Harbottle, who taught at Mosspits from September 2011, was arrested on suspicion of sexual communication with a child in May 2023. He appeared in court a month later and was subsequently suspended by the school.

Following a disciplinary hearing held in September 2023, Harbottle - who had led the school’s drama club, was dismissed. On June 1, 2023, he appeared at Southend on Sea Magistrates Court and was convicted of attempting to engage in sexual communication with a child and attempting to meet a child under 16 after grooming them online.

The ex-teacher admitted that he had been contacted by Essex Police following a police sting operation whereby Harbottle communicated with officers posing as a 14-year-old boy. He admitted that this had involved the exchange of sexualised nude images and discussion of sexual acts.

Harbottle also admitted that he organised a meeting with the boy as he believed.
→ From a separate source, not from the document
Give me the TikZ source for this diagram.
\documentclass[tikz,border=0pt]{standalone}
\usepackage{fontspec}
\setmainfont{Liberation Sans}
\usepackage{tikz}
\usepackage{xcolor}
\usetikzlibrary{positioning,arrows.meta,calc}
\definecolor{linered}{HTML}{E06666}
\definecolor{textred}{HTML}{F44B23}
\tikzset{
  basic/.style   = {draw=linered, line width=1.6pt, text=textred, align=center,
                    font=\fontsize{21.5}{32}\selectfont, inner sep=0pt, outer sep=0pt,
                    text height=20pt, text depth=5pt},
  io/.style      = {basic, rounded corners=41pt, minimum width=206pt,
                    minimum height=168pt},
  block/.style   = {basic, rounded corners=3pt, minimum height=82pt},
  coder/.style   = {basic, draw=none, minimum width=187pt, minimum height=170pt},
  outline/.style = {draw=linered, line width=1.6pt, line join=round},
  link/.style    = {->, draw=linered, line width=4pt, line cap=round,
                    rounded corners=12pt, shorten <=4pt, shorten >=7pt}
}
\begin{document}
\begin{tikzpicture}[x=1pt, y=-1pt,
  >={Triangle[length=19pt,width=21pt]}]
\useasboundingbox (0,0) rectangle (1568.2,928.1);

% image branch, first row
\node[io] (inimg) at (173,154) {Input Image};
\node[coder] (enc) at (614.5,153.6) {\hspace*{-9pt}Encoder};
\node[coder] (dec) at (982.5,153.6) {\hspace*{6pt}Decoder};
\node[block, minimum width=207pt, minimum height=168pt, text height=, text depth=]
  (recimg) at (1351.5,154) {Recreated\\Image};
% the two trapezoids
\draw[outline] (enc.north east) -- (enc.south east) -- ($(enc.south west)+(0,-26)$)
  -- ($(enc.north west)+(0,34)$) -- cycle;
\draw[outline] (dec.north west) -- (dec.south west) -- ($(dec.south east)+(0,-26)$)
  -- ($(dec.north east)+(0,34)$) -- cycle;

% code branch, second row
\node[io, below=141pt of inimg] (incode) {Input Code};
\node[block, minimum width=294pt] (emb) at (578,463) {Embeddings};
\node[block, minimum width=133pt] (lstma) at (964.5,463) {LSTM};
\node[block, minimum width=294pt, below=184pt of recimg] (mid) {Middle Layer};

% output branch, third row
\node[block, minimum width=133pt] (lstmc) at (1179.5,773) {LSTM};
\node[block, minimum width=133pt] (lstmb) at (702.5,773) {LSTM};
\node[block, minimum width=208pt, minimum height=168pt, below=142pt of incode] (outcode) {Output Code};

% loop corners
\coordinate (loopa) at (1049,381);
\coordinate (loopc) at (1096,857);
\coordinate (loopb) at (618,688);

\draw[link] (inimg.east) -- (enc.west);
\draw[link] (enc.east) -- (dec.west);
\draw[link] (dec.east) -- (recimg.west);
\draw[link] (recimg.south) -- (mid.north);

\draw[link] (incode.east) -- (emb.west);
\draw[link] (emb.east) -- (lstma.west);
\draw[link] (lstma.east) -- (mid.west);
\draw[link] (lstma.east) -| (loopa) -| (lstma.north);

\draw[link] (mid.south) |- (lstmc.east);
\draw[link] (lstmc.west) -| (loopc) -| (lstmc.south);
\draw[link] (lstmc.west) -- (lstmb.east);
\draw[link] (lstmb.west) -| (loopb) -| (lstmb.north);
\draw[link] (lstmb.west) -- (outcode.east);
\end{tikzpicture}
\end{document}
He was subsequently sentenced to 10 months’ imprisonment suspended for 24 months, ordered to participate in a sexual offender programme for 30 days, undertake a rehabilitation activity requirement for 25 days and was barred from working with children.
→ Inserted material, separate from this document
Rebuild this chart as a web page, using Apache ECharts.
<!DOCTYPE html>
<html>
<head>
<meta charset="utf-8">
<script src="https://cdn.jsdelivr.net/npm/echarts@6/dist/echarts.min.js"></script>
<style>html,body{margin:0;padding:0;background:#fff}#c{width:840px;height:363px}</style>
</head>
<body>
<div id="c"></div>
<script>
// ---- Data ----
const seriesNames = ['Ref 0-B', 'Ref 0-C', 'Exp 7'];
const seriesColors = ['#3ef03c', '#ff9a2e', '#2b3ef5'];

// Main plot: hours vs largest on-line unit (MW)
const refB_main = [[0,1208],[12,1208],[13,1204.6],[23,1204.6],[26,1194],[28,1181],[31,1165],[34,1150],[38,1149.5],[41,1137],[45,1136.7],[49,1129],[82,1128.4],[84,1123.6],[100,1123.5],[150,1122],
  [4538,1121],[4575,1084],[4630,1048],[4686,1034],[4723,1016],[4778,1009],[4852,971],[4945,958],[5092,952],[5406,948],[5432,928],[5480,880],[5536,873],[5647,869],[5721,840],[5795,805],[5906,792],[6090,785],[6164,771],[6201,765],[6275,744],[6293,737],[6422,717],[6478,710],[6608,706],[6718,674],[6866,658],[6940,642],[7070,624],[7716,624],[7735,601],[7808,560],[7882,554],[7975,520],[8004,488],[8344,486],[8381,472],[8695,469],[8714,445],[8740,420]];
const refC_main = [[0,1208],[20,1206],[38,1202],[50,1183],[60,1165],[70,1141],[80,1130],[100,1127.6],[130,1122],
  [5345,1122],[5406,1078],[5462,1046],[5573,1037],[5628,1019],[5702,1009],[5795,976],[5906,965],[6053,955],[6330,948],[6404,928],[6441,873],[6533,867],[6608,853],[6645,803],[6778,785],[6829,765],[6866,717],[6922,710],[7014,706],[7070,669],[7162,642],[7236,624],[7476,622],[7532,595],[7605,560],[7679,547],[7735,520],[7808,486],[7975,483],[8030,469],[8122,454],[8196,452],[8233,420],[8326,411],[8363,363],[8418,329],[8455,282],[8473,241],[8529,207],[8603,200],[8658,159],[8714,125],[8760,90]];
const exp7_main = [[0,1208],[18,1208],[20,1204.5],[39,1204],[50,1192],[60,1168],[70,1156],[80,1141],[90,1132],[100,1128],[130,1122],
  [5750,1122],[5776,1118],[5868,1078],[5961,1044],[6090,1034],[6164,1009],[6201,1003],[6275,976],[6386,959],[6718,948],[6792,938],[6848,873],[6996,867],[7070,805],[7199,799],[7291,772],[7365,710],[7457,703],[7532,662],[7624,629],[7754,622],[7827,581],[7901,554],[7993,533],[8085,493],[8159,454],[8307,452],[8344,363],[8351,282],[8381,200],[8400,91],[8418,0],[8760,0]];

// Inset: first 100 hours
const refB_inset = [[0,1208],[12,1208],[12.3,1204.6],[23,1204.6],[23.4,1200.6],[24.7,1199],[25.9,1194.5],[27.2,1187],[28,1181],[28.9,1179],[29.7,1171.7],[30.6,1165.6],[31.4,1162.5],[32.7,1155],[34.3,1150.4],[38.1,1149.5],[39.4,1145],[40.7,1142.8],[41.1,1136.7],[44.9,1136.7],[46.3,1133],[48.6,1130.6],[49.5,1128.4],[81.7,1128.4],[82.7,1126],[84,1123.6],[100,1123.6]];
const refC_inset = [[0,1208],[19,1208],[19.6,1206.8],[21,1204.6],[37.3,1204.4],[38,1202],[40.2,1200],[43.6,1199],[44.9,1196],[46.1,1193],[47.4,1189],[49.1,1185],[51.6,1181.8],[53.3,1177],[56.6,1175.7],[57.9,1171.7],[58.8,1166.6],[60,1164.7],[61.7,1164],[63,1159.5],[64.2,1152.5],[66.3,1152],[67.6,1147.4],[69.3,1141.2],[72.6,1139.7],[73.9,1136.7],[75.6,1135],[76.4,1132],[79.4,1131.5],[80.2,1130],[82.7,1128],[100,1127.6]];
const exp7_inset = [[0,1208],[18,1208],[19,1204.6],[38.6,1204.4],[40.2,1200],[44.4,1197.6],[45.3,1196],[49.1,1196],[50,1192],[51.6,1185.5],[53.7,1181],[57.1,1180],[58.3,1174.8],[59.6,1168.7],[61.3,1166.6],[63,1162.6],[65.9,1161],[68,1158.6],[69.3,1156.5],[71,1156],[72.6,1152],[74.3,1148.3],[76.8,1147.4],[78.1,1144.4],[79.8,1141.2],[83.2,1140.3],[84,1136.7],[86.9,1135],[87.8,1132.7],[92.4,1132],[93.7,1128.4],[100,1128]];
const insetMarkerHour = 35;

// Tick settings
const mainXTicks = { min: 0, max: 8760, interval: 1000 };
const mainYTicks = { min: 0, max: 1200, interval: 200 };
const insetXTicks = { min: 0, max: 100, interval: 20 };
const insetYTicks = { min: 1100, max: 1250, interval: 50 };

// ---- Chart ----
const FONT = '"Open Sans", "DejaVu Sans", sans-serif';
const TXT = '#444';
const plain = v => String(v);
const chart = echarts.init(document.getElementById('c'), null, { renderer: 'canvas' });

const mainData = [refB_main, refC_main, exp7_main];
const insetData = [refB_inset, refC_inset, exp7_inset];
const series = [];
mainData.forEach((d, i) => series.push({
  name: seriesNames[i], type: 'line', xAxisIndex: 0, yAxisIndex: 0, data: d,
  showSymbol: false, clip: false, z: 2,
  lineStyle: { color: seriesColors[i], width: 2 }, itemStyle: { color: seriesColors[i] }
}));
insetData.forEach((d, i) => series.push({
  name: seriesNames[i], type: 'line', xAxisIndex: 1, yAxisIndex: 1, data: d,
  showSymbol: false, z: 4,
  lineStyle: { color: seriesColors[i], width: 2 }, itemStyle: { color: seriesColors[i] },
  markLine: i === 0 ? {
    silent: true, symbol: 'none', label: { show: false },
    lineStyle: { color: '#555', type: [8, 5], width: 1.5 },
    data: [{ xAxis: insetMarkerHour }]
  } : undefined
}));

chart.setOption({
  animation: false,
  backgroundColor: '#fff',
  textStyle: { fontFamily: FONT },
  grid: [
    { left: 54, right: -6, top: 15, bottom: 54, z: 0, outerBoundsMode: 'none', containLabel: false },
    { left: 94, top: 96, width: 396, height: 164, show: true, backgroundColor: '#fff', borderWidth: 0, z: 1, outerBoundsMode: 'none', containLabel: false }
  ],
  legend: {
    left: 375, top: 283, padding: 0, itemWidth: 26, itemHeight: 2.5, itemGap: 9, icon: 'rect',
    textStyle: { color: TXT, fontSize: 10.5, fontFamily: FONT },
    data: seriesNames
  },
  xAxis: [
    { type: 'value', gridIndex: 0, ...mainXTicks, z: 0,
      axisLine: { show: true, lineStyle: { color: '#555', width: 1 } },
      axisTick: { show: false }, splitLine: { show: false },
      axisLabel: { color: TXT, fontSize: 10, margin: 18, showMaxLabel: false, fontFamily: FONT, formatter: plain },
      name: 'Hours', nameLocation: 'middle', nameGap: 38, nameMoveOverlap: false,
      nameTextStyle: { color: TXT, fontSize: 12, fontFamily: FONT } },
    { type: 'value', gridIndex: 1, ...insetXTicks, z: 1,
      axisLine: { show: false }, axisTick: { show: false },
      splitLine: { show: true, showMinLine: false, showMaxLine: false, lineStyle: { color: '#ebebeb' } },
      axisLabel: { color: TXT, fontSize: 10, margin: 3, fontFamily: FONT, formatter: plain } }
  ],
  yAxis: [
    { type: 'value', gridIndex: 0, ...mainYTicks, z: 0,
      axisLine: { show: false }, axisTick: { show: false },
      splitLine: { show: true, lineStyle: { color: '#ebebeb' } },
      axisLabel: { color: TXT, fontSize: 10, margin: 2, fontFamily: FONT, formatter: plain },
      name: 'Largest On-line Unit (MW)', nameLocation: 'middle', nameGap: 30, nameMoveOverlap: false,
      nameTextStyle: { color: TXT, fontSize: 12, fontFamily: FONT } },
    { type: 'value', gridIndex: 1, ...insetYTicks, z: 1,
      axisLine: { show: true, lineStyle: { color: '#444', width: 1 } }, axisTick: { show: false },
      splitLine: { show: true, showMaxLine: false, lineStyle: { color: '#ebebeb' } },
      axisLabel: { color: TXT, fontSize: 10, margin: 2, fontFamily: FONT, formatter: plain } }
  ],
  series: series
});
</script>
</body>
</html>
The former teacher was also given a sexual harm prevention order for a decade. The court was told how in May 2023, Harbottle began speaking to someone on a legal dating app with someone he believed to be over 18.

The person was in fact a decoy police officer, who purported to be 14. The documents set out how sexualised photographs were exchanged at Harbottle’s behest and the conversation led swiftly to discussions about “specific and highly intimate sexual behaviour.”

The judge said: “It’s clear that you knew what you were doing, you made that obvious by the sense of some form of self-awareness during the course of those exchanges, and obviously that what you were doing was wholly wrong…” The Judge added how “nonetheless, you persisted, and so it was that you went to meet, what you believed to be, a 14-year-old boy… It must have been in your head, that there was a possibility you might have sexual activity with him…”

The court was told how Harbottle had written a letter in which he had “expressed, unusually but perceptively, [his] own relief at being caught”. The Judge said that it seemed to him that Harbottle had had time to reflect and to “appreciate that the actions of the police in trapping [him]… has perhaps saved you and indeed some other young person, from the reality of what this criminal offence would otherwise mean.”

It was accepted Harbottle had expressed genuine remorse and nothing else was discovered that suggested the former teacher was predatory in any other way. He was given full credit for his guilty pleas and was said to have a significant prospect of rehabilitation.

However, this was not enough for the Teacher Regulation Agency to permit him to return to the classroom. A three person panel found he had acted deliberately and he had fully expected to be suspended from the profession as a result.

The seriousness of the offending meant a lifetime ban was imposed on Harbottle. This means he is prohibited from teaching indefinitely and cannot teach in any school, sixth form college, relevant youth accommodation or children’s home in England.

He will not be permitted to apply to have his eligibility restored.